=== STATED EXERCISE ===
Count how many lines hold the string "chart". Answer with that number and nothing more.

-- Start of MATERIAL FOR THIS EXERCISE --

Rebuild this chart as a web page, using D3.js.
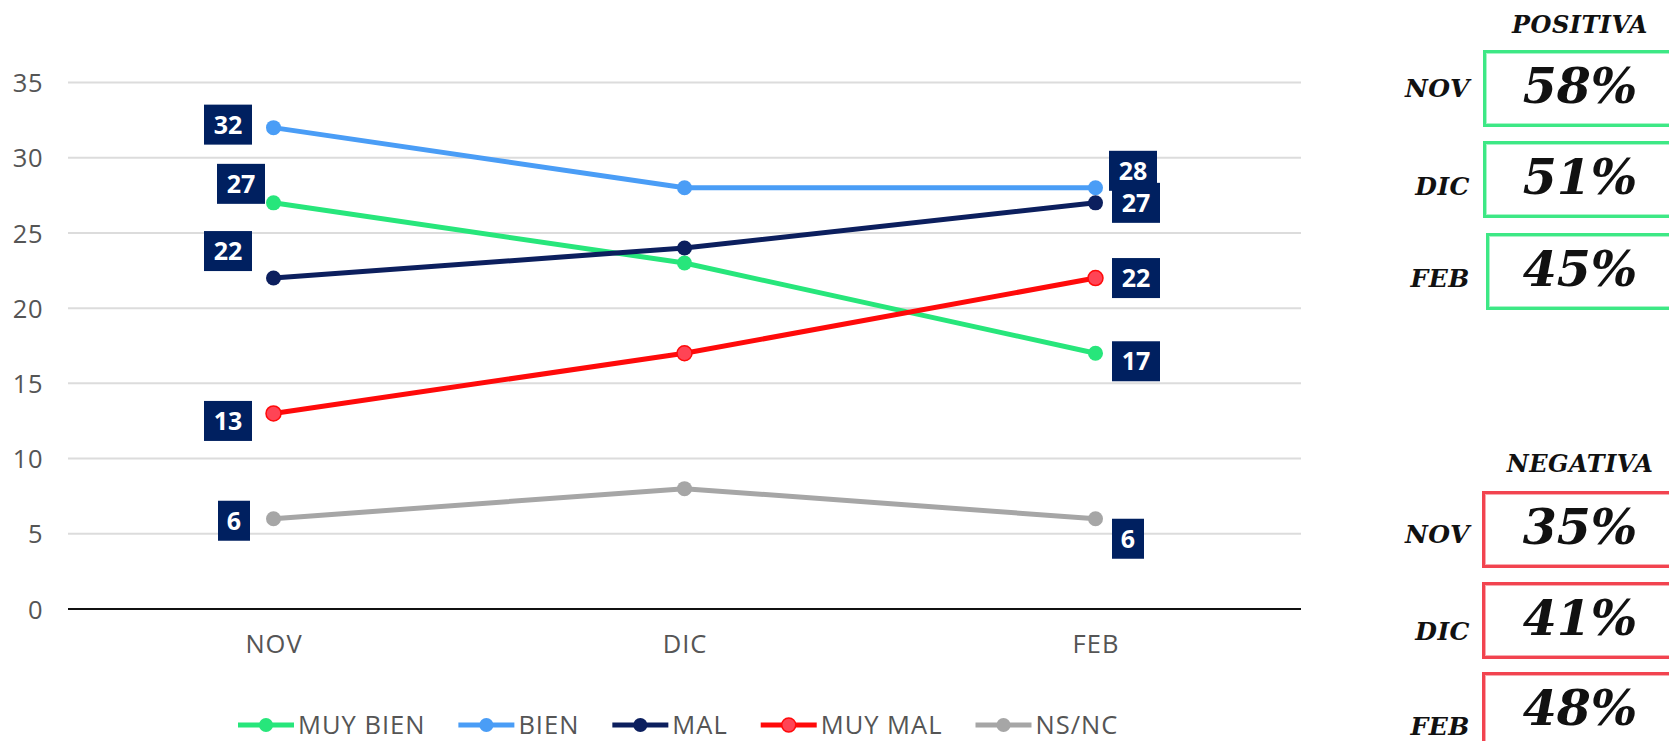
<!DOCTYPE html>
<html>
<head>
<meta charset="utf-8">
<script src="https://cdn.jsdelivr.net/npm/d3@7"></script>
<style>
  html, body { margin: 0; padding: 0; background: #fff; }
  svg { display: block; }
</style>
</head>
<body>
<svg id="chart" width="1669" height="741"></svg>
<script>
// ---- data ----
const months = ["NOV", "DIC", "FEB"];
const seriesNames = ["MUY BIEN", "BIEN", "MAL", "MUY MAL", "NS/NC"];
const muyBien = [27, 23, 17];
const bien = [32, 28, 28];
const mal = [22, 24, 27];
const muyMal = [13, 17, 22];
const nsnc = [6, 8, 6];
const yTicks = [0, 5, 10, 15, 20, 25, 30, 35];

const positivaLabel = "POSITIVA";
const negativaLabel = "NEGATIVA";
const positiva = [58, 51, 45];
const negativa = [35, 41, 48];

// ---- styling ----
const colors = {
  "MUY BIEN": "#27E67B",
  "BIEN": "#4A9DF6",
  "MAL": "#0C1F5E",
  "MUY MAL": "#FF0A0A",
  "NS/NC": "#A6A6A6"
};
const dotFill = { "MUY MAL": "#FF4455" };
const labelBg = "#002060";
const axisText = "#555555";

const series = seriesNames.map((name, i) => ({
  name,
  values: [muyBien, bien, mal, muyMal, nsnc][i]
}));

// label placement around each end point: side and vertical shift of the box centre
const labelPlacement = {
  "MUY BIEN": { NOV: { side: "left", gap: 8.5, dy: -19 }, FEB: { side: "right", gap: 16.5, dy: 8 } },
  "BIEN":     { NOV: { side: "left", gap: 21.5, dy: -3 }, FEB: { side: "right", gap: 13.5, dy: -17 } },
  "MAL":      { NOV: { side: "left", gap: 21.5, dy: -27 }, FEB: { side: "right", gap: 16.5, dy: 0 } },
  "MUY MAL":  { NOV: { side: "left", gap: 21.5, dy: 7.5 }, FEB: { side: "right", gap: 16.5, dy: 0 } },
  "NS/NC":    { NOV: { side: "left", gap: 23.5, dy: 2 }, FEB: { side: "right", gap: 16.5, dy: 20 } }
};

const svg = d3.select("#chart");

// ---- scales ----
const plotLeft = 68, plotRight = 1301;
const x = d3.scalePoint().domain(months).range([plotLeft, plotRight]).padding(0.5);
const y = d3.scaleLinear().domain([0, 35]).range([609, 82.5]);

// ---- grid + y labels ----
const grid = svg.append("g");
grid.selectAll("line")
  .data(yTicks.filter(t => t > 0))
  .join("line")
  .attr("x1", plotLeft).attr("x2", plotRight)
  .attr("y1", d => y(d)).attr("y2", d => y(d))
  .attr("stroke", "#DCDCDC").attr("stroke-width", 2);

const yAxis = d3.axisLeft(y).tickValues(yTicks).tickSize(0).tickPadding(0);
const yG = svg.append("g").attr("transform", "translate(43,0)").call(yAxis);
yG.select(".domain").remove();
yG.selectAll("text")
  .attr("font-family", "'Open Sans', sans-serif")
  .attr("font-size", 25.5)
  .attr("letter-spacing", 0.5)
  .attr("fill", axisText)
  .attr("dy", "0.36em");

// baseline
svg.append("line")
  .attr("x1", plotLeft).attr("x2", plotRight)
  .attr("y1", y(0)).attr("y2", y(0))
  .attr("stroke", "#111").attr("stroke-width", 2);

// ---- x labels ----
const xAxis = d3.axisBottom(x).tickSize(0).tickPadding(0);
const xG = svg.append("g").attr("transform", "translate(0,653)").call(xAxis);
xG.select(".domain").remove();
xG.selectAll("text")
  .attr("font-family", "'Open Sans', sans-serif")
  .attr("font-size", 25.5)
  .attr("letter-spacing", 1)
  .attr("fill", axisText)
  .attr("dy", 0)
  .attr("y", 0);

// ---- lines and markers ----
const line = d3.line().x((d, i) => x(months[i])).y(d => y(d));
const seriesG = svg.append("g");
series.forEach(s => {
  const g = seriesG.append("g");
  g.append("path")
    .attr("d", line(s.values))
    .attr("fill", "none")
    .attr("stroke", colors[s.name])
    .attr("stroke-width", 5)
    .attr("stroke-linejoin", "round");
  g.selectAll("circle")
    .data(s.values)
    .join("circle")
    .attr("cx", (d, i) => x(months[i]))
    .attr("cy", d => y(d))
    .attr("r", 7.5)
    .attr("fill", dotFill[s.name] || colors[s.name])
    .attr("stroke", colors[s.name])
    .attr("stroke-width", dotFill[s.name] ? 1.5 : 0);
});

// ---- data labels (first and last month) ----
const labelsG = svg.append("g");
series.forEach(s => {
  ["NOV", "FEB"].forEach(m => {
    const i = months.indexOf(m);
    const v = s.values[i];
    const p = labelPlacement[s.name][m];
    const px = x(m), py = y(v);
    const txt = String(v);
    const w = txt.length === 1 ? 32 : 48;
    const h = 40;
    const bx = p.side === "left" ? px - p.gap - w : px + p.gap;
    const cy = py + p.dy;
    labelsG.append("rect")
      .attr("x", bx).attr("y", cy - h / 2)
      .attr("width", w).attr("height", h)
      .attr("fill", labelBg);
    labelsG.append("text")
      .attr("x", bx + w / 2).attr("y", cy)
      .attr("dy", "0.36em")
      .attr("text-anchor", "middle")
      .attr("font-family", "'Open Sans', sans-serif")
      .attr("font-weight", 700)
      .attr("font-size", 25)
      .attr("fill", "#fff")
      .text(txt);
  });
});

// ---- legend ----
const legend = svg.append("g").attr("transform", "translate(238,725)");
let lx = 0;
series.forEach(s => {
  const g = legend.append("g").attr("transform", `translate(${lx},0)`);
  g.append("line").attr("x1", 0).attr("x2", 56).attr("y1", 0).attr("y2", 0)
    .attr("stroke", colors[s.name]).attr("stroke-width", 5);
  g.append("circle").attr("cx", 28).attr("cy", 0).attr("r", 7)
    .attr("fill", dotFill[s.name] || colors[s.name])
    .attr("stroke", colors[s.name]).attr("stroke-width", dotFill[s.name] ? 1.5 : 0);
  const t = g.append("text")
    .attr("x", 60).attr("y", 0).attr("dy", "0.36em")
    .attr("font-family", "'Open Sans', sans-serif")
    .attr("font-size", 25.5)
    .attr("letter-spacing", 1)
    .attr("fill", axisText)
    .text(s.name);
  lx += 60 + t.node().getComputedTextLength() + 33;
});

// ---- summary panels ----
function panel(title, titleY, values, boxTops, labelBaselines, boxX, stroke, innerStroke) {
  const g = svg.append("g");
  g.append("text")
    .attr("x", 1580).attr("y", titleY)
    .attr("text-anchor", "middle")
    .attr("font-family", "'DejaVu Serif', serif")
    .attr("font-style", "italic").attr("font-weight", 700)
    .attr("font-size", 24)
    .attr("letter-spacing", 0.5)
    .attr("fill", "#111")
    .text(title);
  values.forEach((v, i) => {
    const top = boxTops[i];
    const bx = boxX[i];
    g.append("rect")
      .attr("x", bx + 1.5).attr("y", top + 1.5)
      .attr("width", 300).attr("height", 74)
      .attr("fill", "#fff")
      .attr("stroke", stroke).attr("stroke-width", 3);
    g.append("rect")
      .attr("x", bx + 3.5).attr("y", top + 3.5)
      .attr("width", 300).attr("height", 70)
      .attr("fill", "none")
      .attr("stroke", innerStroke).attr("stroke-width", 1);
    g.append("text")
      .attr("x", 1470).attr("y", labelBaselines[i])
      .attr("text-anchor", "end")
      .attr("font-family", "'DejaVu Serif', serif")
      .attr("font-style", "italic").attr("font-weight", 700)
      .attr("font-size", 25)
      .attr("letter-spacing", 0.5)
      .attr("fill", "#111")
      .text(months[i]);
    g.append("text")
      .attr("x", 1580).attr("y", top + 53)
      .attr("text-anchor", "middle")
      .attr("font-family", "'DejaVu Serif', serif")
      .attr("font-style", "italic").attr("font-weight", 700)
      .attr("font-size", 49)
      .attr("fill", "#111")
      .text(v + "%");
  });
}

panel(positivaLabel, 33, positiva, [50, 141, 233], [97, 195, 287], [1483, 1483, 1486], "#3DE885", "#A8F4C8");
panel(negativaLabel, 472, negativa, [491, 582, 672], [543, 640, 735], [1482, 1482, 1482], "#F2434F", "#F8AAB0");
</script>
</body>
</html>
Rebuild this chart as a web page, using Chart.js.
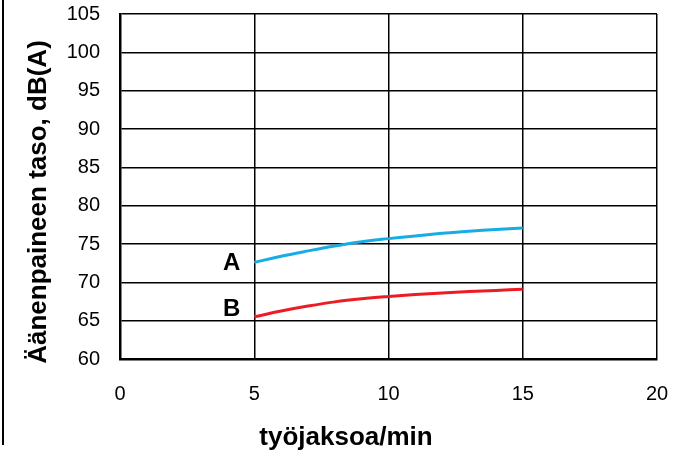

-- End of MATERIAL FOR THIS EXERCISE --

=== THE COMPLETED TASK ===
4